GIVEN INSTRUCTION =
The lines from the top of the material through the line with "Chart.register(...registerables);" are to be set down exactly. Leave the pictures out.

RECORDED DATA =

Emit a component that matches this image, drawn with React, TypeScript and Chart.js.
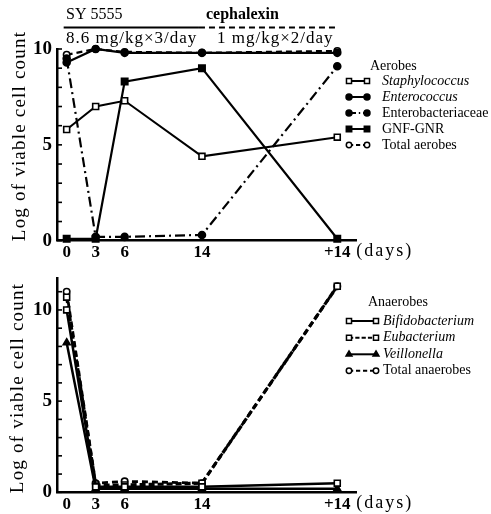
import React, { useEffect, useRef } from "react";
import { Chart, registerables } from "chart.js";
import { drawPoint } from "chart.js/helpers";

Chart.register(...registerables);

// ---------- data ----------
const days = [0, 3, 6, 14, 28];
const dayLabels = ["0", "3", "6", "14", "+14"];

const staphylococcus = [5.8, 7.0, 7.3, 4.4, 5.4];
const enterococcus = [9.3, 10.0, 9.8, 9.8, 9.8];
const enterobacteriaceae = [9.5, 0.2, 0.2, 0.3, 9.1];
const gnfGnr = [0.1, 0.1, 8.3, 9.0, 0.1];
const totalAerobes = [9.7, 10.0, 9.85, 9.8, 9.9];

const bifidobacterium = [10.0, 0.3, 0.3, 0.3, 0.5];
const eubacterium = [10.7, 0.4, 0.4, 0.5, 11.3];
const veillonella = [8.2, 0.2, 0.2, 0.2, 0.2];
const totalAnaerobes = [11.0, 0.5, 0.6, 0.5, 11.3];

const yTickLabels = [0, 5, 10];
const topMinorTicks = [0, 1, 2, 3, 4, 5, 6, 7, 8, 9, 10];
const bottomMinorTicks = [0, 1, 2, 3, 4, 5, 6, 7, 8, 9, 10, 11];

const FONT = "'Liberation Serif', 'Times New Roman', serif";

type Item = {
  label: string;
  italic: boolean;
  data: number[];
  style: string;
  filled: boolean;
  dash: number[];
  width: number;
  radius: number;
};

const topItems: Item[] = [
  { label: "Staphylococcus", italic: true, data: staphylococcus, style: "rect", filled: false, dash: [], width: 2, radius: 4.2 },
  { label: "Enterococcus", italic: true, data: enterococcus, style: "circle", filled: true, dash: [], width: 2.2, radius: 3.5 },
  { label: "Enterobacteriaceae", italic: false, data: enterobacteriaceae, style: "circle", filled: true, dash: [10, 4, 2, 4], width: 2.2, radius: 3.5 },
  { label: "GNF-GNR", italic: false, data: gnfGnr, style: "rect", filled: true, dash: [], width: 2.2, radius: 4.5 },
  { label: "Total aerobes", italic: false, data: totalAerobes, style: "circle", filled: false, dash: [6, 4], width: 2.2, radius: 3.2 },
];

const bottomItems: Item[] = [
  { label: "Bifidobacterium", italic: true, data: bifidobacterium, style: "rect", filled: false, dash: [], width: 2.5, radius: 4.2 },
  { label: "Eubacterium", italic: true, data: eubacterium, style: "rect", filled: false, dash: [6, 3], width: 3.2, radius: 4.2 },
  { label: "Veillonella", italic: true, data: veillonella, style: "triangle", filled: true, dash: [], width: 2.5, radius: 4 },
  { label: "Total anaerobes", italic: false, data: totalAnaerobes, style: "circle", filled: false, dash: [6, 4], width: 2.8, radius: 3.2 },
];

function makeDatasets(items: Item[]) {
  return items.map((it) => ({
    label: it.label,
    data: days.map((d, i) => ({ x: d, y: it.data[i] })),
    borderColor: "#000",
    backgroundColor: it.filled ? "#000" : "#fff",
    pointBackgroundColor: it.filled ? "#000" : "#fff",
    pointBorderColor: "#000",
    pointStyle: it.style,
    pointRadius: it.radius,
    pointBorderWidth: 1.6,
    borderWidth: it.width,
    borderDash: it.dash,
    tension: 0,
    clip: false as any,
  }));
}

type PanelCfg = {
  items: Item[];
  legendTitle: string;
  legendTitleX: number;
  legendTitleY: number;
  legendRows: number[];
  sampleX1: number;
  sampleX2: number;
  textX: number;
  yTitleX: number;
  yTitleY: number;
  header: boolean;
};

function panelPlugin(cfg: PanelCfg) {
  return {
    id: "panelDecor",
    afterDraw(chart: any) {
      const { ctx, chartArea, scales } = chart;
      const y = scales.y;
      const x = scales.x;
      ctx.save();
      // inward ticks on y axis
      ctx.strokeStyle = "#000";
      ctx.lineWidth = 1.6;
      ctx.setLineDash([]);
      y.ticks.forEach((t: any) => {
        const py = y.getPixelForValue(t.value);
        ctx.beginPath();
        ctx.moveTo(chartArea.left, py);
        ctx.lineTo(chartArea.left + 5, py);
        ctx.stroke();
      });

      // "(days)"
      ctx.fillStyle = "#000";
      ctx.font = `18px ${FONT}`;
      ctx.textBaseline = "middle";
      ctx.textAlign = "left";
      (ctx as any).letterSpacing = "2px";
      const lastX = x.getPixelForValue(days[days.length - 1]);
      ctx.fillText("(days)", lastX + 19, chartArea.bottom + 11);

      // y title
      ctx.save();
      ctx.translate(cfg.yTitleX, cfg.yTitleY);
      ctx.rotate(-Math.PI / 2);
      ctx.textAlign = "center";
      ctx.font = `19px ${FONT}`;
      (ctx as any).letterSpacing = "1.2px";
      ctx.fillText("Log of viable cell count", 0, 0);
      ctx.restore();
      (ctx as any).letterSpacing = "0px";

      // legend
      ctx.font = `14px ${FONT}`;
      ctx.textAlign = "left";
      ctx.fillText(cfg.legendTitle, cfg.legendTitleX, cfg.legendTitleY);
      cfg.items.forEach((it, i) => {
        const ry = cfg.legendRows[i];
        ctx.strokeStyle = "#000";
        ctx.lineWidth = 2;
        ctx.setLineDash(it.dash.map((v) => v * 0.7));
        ctx.beginPath();
        ctx.moveTo(cfg.sampleX1, ry);
        ctx.lineTo(cfg.sampleX2, ry);
        ctx.stroke();
        ctx.setLineDash([]);
        ctx.lineWidth = 1.5;
        ctx.fillStyle = it.filled ? "#000" : "#fff";
        [cfg.sampleX1, cfg.sampleX2].forEach((px) => {
          drawPoint(ctx, { pointStyle: it.style as any, radius: it.radius * 0.85, rotation: 0, borderWidth: 1.5 } as any, px, ry);
        });
        ctx.fillStyle = "#000";
        ctx.font = `${it.italic ? "italic " : ""}14px ${FONT}`;
        ctx.fillText(it.label, cfg.textX, ry);
      });

      // header
      if (cfg.header) {
        ctx.fillStyle = "#000";
        ctx.font = `16px ${FONT}`;
        ctx.fillText("SY 5555", 66, 15);
        ctx.font = `bold 16px ${FONT}`;
        ctx.fillText("cephalexin", 206, 15);
        const x0 = x.getPixelForValue(0);
        const x14 = x.getPixelForValue(14);
        const x28 = x.getPixelForValue(28);
        ctx.lineWidth = 2;
        ctx.strokeStyle = "#000";
        ctx.setLineDash([]);
        ctx.beginPath();
        ctx.moveTo(x0 - 3, 27.5);
        ctx.lineTo(x14 - 3, 27.5);
        ctx.stroke();
        ctx.setLineDash([6, 4]);
        ctx.beginPath();
        ctx.moveTo(x14 - 3, 27.5);
        ctx.lineTo(x28, 27.5);
        ctx.stroke();
        ctx.setLineDash([]);
        ctx.font = `17px ${FONT}`;
        (ctx as any).letterSpacing = "1px";
        ctx.fillText("8.6 mg/kg×3/day", 66, 39);
        ctx.fillText("1 mg/kg×2/day", 217, 39);
        (ctx as any).letterSpacing = "0px";
      }
      ctx.restore();
    },
  };
}

function makeConfig(items: Item[], yMax: number, minorTicks: number[], padTop: number, xAxisH: number, cfg: PanelCfg): any {
  return {
    type: "line",
    data: { datasets: makeDatasets(items) },
    options: {
      animation: false,
      responsive: false,
      devicePixelRatio: 1,
      layout: { padding: { top: padTop, right: 134.4, left: 0, bottom: 0 } },
      plugins: { legend: { display: false }, tooltip: { enabled: false } },
      scales: {
        x: {
          type: "linear",
          min: -1,
          max: 30,
          grid: { display: false, drawTicks: false },
          border: { display: true, color: "#000", width: 2.5 },
          ticks: {
            color: "#000",
            padding: 2,
            maxRotation: 0,
            autoSkip: false,
            font: { family: FONT, size: 17, weight: "bold" },
            callback: (v: number) => {
              const i = days.indexOf(v);
              return i >= 0 ? dayLabels[i] : "";
            },
          },
          afterBuildTicks: (s: any) => {
            s.ticks = days.map((v) => ({ value: v }));
          },
          afterFit: (s: any) => {
            s.height = xAxisH;
          },
        },
        y: {
          type: "linear",
          min: 0,
          max: yMax,
          grid: { display: false, drawTicks: false },
          border: { display: true, color: "#000", width: 2.5 },
          ticks: {
            autoSkip: false,
            color: "#000",
            padding: 5,
            font: { family: FONT, size: 19, weight: "bold" },
            callback: (v: number) => (yTickLabels.includes(v) ? String(v) : ""),
          },
          afterBuildTicks: (s: any) => {
            s.ticks = minorTicks.map((v) => ({ value: v }));
          },
          afterFit: (s: any) => {
            s.width = 57;
          },
        },
      },
    },
    plugins: [panelPlugin(cfg)],
  };
}

export default function App() {
  const topRef = useRef<HTMLCanvasElement>(null);
  const botRef = useRef<HTMLCanvasElement>(null);

  useEffect(() => {
    const top = new Chart(
      topRef.current as HTMLCanvasElement,
      makeConfig(topItems, 10, topMinorTicks, 49, 21.3, {
        items: topItems,
        legendTitle: "Aerobes",
        legendTitleX: 370,
        legendTitleY: 66,
        legendRows: [81, 97, 113, 129, 145],
        sampleX1: 349,
        sampleX2: 367,
        textX: 382,
        yTitleX: 20,
        yTitleY: 136,
        header: true,
      })
    );
    const bot = new Chart(
      botRef.current as HTMLCanvasElement,
      makeConfig(bottomItems, 11.73, bottomMinorTicks, 4.7, 21.7, {
        items: bottomItems,
        legendTitle: "Anaerobes",
        legendTitleX: 368,
        legendTitleY: 40,
        legendRows: [59, 75.7, 92.3, 108.7],
        sampleX1: 349,
        sampleX2: 376,
        textX: 383,
        yTitleX: 18.5,
        yTitleY: 126,
        header: false,
      })
    );
    return () => {
      top.destroy();
      bot.destroy();
    };
  }, []);

  return (
    <div style={{ position: "absolute", left: 0, top: 0, width: 491, height: 514, background: "#fff" }}>
      <div style={{ position: "absolute", left: 0, top: 0, width: 491, height: 262 }}>
        <canvas ref={topRef} width={491} height={262} style={{ display: "block" }} />
      </div>
      <div style={{ position: "absolute", left: 0, top: 262, width: 491, height: 252 }}>
        <canvas ref={botRef} width={491} height={252} style={{ display: "block" }} />
      </div>
    </div>
  );
}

TASK ANSWER =
Emit a component that matches this image, drawn with React, TypeScript and Chart.js.
import React, { useEffect, useRef } from "react";
import { Chart, registerables } from "chart.js";
import { drawPoint } from "chart.js/helpers";

Chart.register(...registerables);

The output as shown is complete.